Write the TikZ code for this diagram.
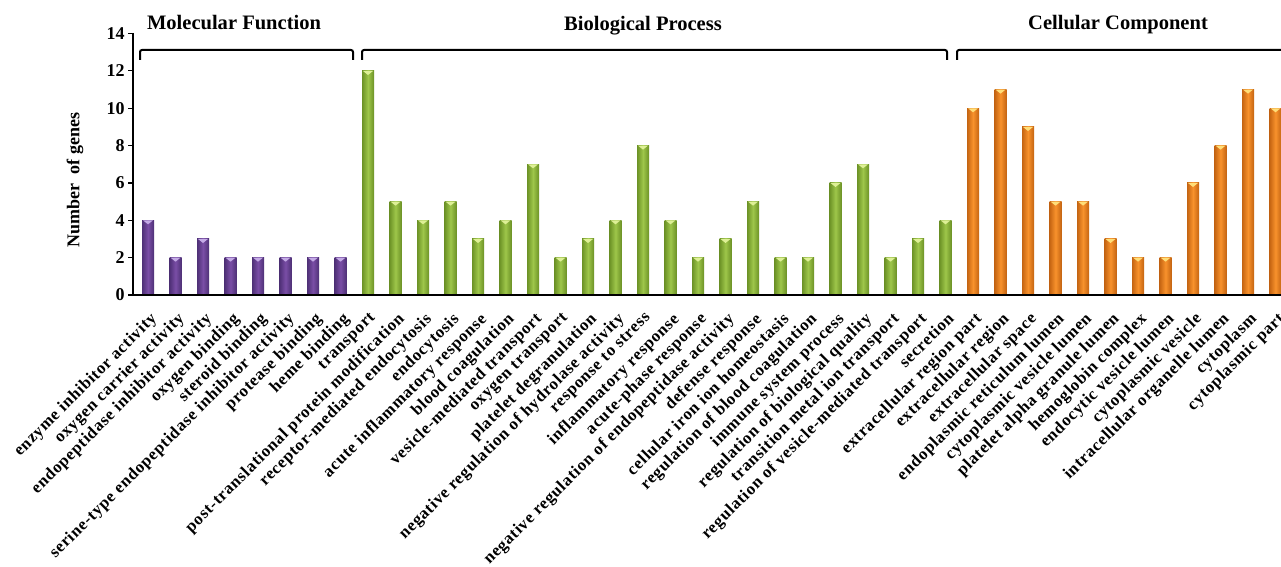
\documentclass[tikz,border=0pt]{standalone}
\usepackage{fontspec}
\setmainfont{Liberation Serif}
\newfontfamily\lblfont[LetterSpace=4]{Liberation Serif}
\definecolor{mf}{RGB}{122,78,166}
\definecolor{mfdark}{RGB}{78,48,118}
\definecolor{mflight}{RGB}{196,170,230}
\definecolor{bp}{RGB}{158,198,74}
\definecolor{bpdark}{RGB}{108,146,38}
\definecolor{bplight}{RGB}{222,240,150}
\definecolor{cc}{RGB}{248,146,44}
\definecolor{ccdark}{RGB}{196,100,18}
\definecolor{cclight}{RGB}{255,222,120}
\begin{document}
\begin{tikzpicture}[x=0.75pt,y=-0.75pt,
	lbl/.style={font=\lblfont\bfseries\fontsize{12.6}{13}\selectfont, rotate=45, anchor=north east, inner sep=0pt},
	tick/.style={font=\bfseries\fontsize{13.5}{14}\selectfont, anchor=east, inner sep=0pt},
	title/.style={font=\bfseries\fontsize{15.4}{16}\selectfont, inner sep=0pt},
	brace/.style={line width=1.5pt, rounded corners=1.5pt}]
	\useasboundingbox (0,0) rectangle (1281,567);
	% axes
	\draw[line width=0.8pt] (133,33) -- (133,295);
	\foreach \y in {0,2,...,14}{
		\draw[line width=0.8pt] (128,295-\y*18.67) -- (133,295-\y*18.67);
		\node[tick] (t\y) at (125,295-\y*18.67) {\y};
	}
	\node[font=\bfseries\fontsize{13.5}{14}\selectfont, rotate=90] (ylab) at (75,180) {Number\ \ of genes};
	% bars
	\foreach \v/\t/\c [count=\i from 0] in {
		4/enzyme inhibitor activity/mf, 2/oxygen carrier activity/mf,
		3/endopeptidase inhibitor activity/mf, 2/oxygen binding/mf,
		2/steroid binding/mf, 2/serine-type endopeptidase inhibitor activity/mf,
		2/protease binding/mf, 2/heme binding/mf,
		12/transport/bp, 5/post-translational protein modification/bp,
		4/receptor-mediated endocytosis/bp, 5/endocytosis/bp,
		3/acute inflammatory response/bp, 4/blood coagulation/bp,
		7/vesicle-mediated transport/bp, 2/oxygen transport/bp,
		3/platelet degranulation/bp, 4/negative regulation of hydrolase activity/bp,
		8/response to stress/bp, 4/inflammatory response/bp,
		2/acute-phase response/bp, 3/negative regulation of endopeptidase activity/bp,
		5/defense response/bp, 2/cellular iron ion homeostasis/bp,
		2/regulation of blood coagulation/bp, 6/immune system process/bp,
		7/regulation of biological quality/bp, 2/transition metal ion transport/bp,
		3/regulation of vesicle-mediated transport/bp, 4/secretion/bp,
		10/extracellular region part/cc, 11/extracellular region/cc,
		9/extracellular space/cc, 5/endoplasmic reticulum lumen/cc,
		5/cytoplasmic vesicle lumen/cc, 3/platelet alpha granule lumen/cc,
		2/hemoglobin complex/cc, 2/endocytic vesicle lumen/cc,
		6/cytoplasmic vesicle/cc, 8/intracellular organelle lumen/cc,
		11/cytoplasm/cc, 10/cytoplasmic part/cc}{
		\pgfmathsetmacro{\x}{148+\i*27.5}
		\pgfmathsetmacro{\top}{295-\v*18.67}
		\shade[left color=\c dark, right color=\c dark, middle color=\c] (\x-6,295) rectangle (\x+6,\top);
		\fill[\c light] (\x-5,\top) -- (\x+5,\top) -- (\x,\top+4) -- cycle;
		\node[lbl] (l\i) at (\x+1,311) {\t};
	}
	\draw[line width=1.5pt] (133,295) -- (1281,295);
	% brackets and titles
	\draw[brace] (140,60) -- (140,50) -- (353,50) -- (353,60);
	\draw[brace] (362,60) -- (362,50) -- (947,50) -- (947,60);
	\draw[brace] (957,60) -- (957,50) -- (1290,50);
	\node[title] (mf) at (234,23) {Molecular Function};
	\node[title] (bp) at (643,26) {Biological Process};
	\node[title] (cc) at (1118,25) {Cellular Component};
\end{tikzpicture}
\end{document}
───
Return each line from the material above exactly, but not the pictures.

#### [Written response]
Write the TikZ code for this diagram.
\documentclass[tikz,border=0pt]{standalone}
\usepackage{fontspec}
\setmainfont{Liberation Serif}
\newfontfamily\lblfont[LetterSpace=4]{Liberation Serif}
\definecolor{mf}{RGB}{122,78,166}
\definecolor{mfdark}{RGB}{78,48,118}
\definecolor{mflight}{RGB}{196,170,230}
\definecolor{bp}{RGB}{158,198,74}
\definecolor{bpdark}{RGB}{108,146,38}
\definecolor{bplight}{RGB}{222,240,150}
\definecolor{cc}{RGB}{248,146,44}
\definecolor{ccdark}{RGB}{196,100,18}
\definecolor{cclight}{RGB}{255,222,120}
\begin{document}
\begin{tikzpicture}[x=0.75pt,y=-0.75pt,
	lbl/.style={font=\lblfont\bfseries\fontsize{12.6}{13}\selectfont, rotate=45, anchor=north east, inner sep=0pt},
	tick/.style={font=\bfseries\fontsize{13.5}{14}\selectfont, anchor=east, inner sep=0pt},
	title/.style={font=\bfseries\fontsize{15.4}{16}\selectfont, inner sep=0pt},
	brace/.style={line width=1.5pt, rounded corners=1.5pt}]
	\useasboundingbox (0,0) rectangle (1281,567);
	% axes
	\draw[line width=0.8pt] (133,33) -- (133,295);
	\foreach \y in {0,2,...,14}{
		\draw[line width=0.8pt] (128,295-\y*18.67) -- (133,295-\y*18.67);
		\node[tick] (t\y) at (125,295-\y*18.67) {\y};
	}
	\node[font=\bfseries\fontsize{13.5}{14}\selectfont, rotate=90] (ylab) at (75,180) {Number\ \ of genes};
	% bars
	\foreach \v/\t/\c [count=\i from 0] in {
		4/enzyme inhibitor activity/mf, 2/oxygen carrier activity/mf,
		3/endopeptidase inhibitor activity/mf, 2/oxygen binding/mf,
		2/steroid binding/mf, 2/serine-type endopeptidase inhibitor activity/mf,
		2/protease binding/mf, 2/heme binding/mf,
		12/transport/bp, 5/post-translational protein modification/bp,
		4/receptor-mediated endocytosis/bp, 5/endocytosis/bp,
		3/acute inflammatory response/bp, 4/blood coagulation/bp,
		7/vesicle-mediated transport/bp, 2/oxygen transport/bp,
		3/platelet degranulation/bp, 4/negative regulation of hydrolase activity/bp,
		8/response to stress/bp, 4/inflammatory response/bp,
		2/acute-phase response/bp, 3/negative regulation of endopeptidase activity/bp,
		5/defense response/bp, 2/cellular iron ion homeostasis/bp,
		2/regulation of blood coagulation/bp, 6/immune system process/bp,
		7/regulation of biological quality/bp, 2/transition metal ion transport/bp,
		3/regulation of vesicle-mediated transport/bp, 4/secretion/bp,
		10/extracellular region part/cc, 11/extracellular region/cc,
		9/extracellular space/cc, 5/endoplasmic reticulum lumen/cc,
		5/cytoplasmic vesicle lumen/cc, 3/platelet alpha granule lumen/cc,
		2/hemoglobin complex/cc, 2/endocytic vesicle lumen/cc,
		6/cytoplasmic vesicle/cc, 8/intracellular organelle lumen/cc,
		11/cytoplasm/cc, 10/cytoplasmic part/cc}{
		\pgfmathsetmacro{\x}{148+\i*27.5}
		\pgfmathsetmacro{\top}{295-\v*18.67}
		\shade[left color=\c dark, right color=\c dark, middle color=\c] (\x-6,295) rectangle (\x+6,\top);
		\fill[\c light] (\x-5,\top) -- (\x+5,\top) -- (\x,\top+4) -- cycle;
		\node[lbl] (l\i) at (\x+1,311) {\t};
	}
	\draw[line width=1.5pt] (133,295) -- (1281,295);
	% brackets and titles
	\draw[brace] (140,60) -- (140,50) -- (353,50) -- (353,60);
	\draw[brace] (362,60) -- (362,50) -- (947,50) -- (947,60);
	\draw[brace] (957,60) -- (957,50) -- (1290,50);
	\node[title] (mf) at (234,23) {Molecular Function};
	\node[title] (bp) at (643,26) {Biological Process};
	\node[title] (cc) at (1118,25) {Cellular Component};
\end{tikzpicture}
\end{document}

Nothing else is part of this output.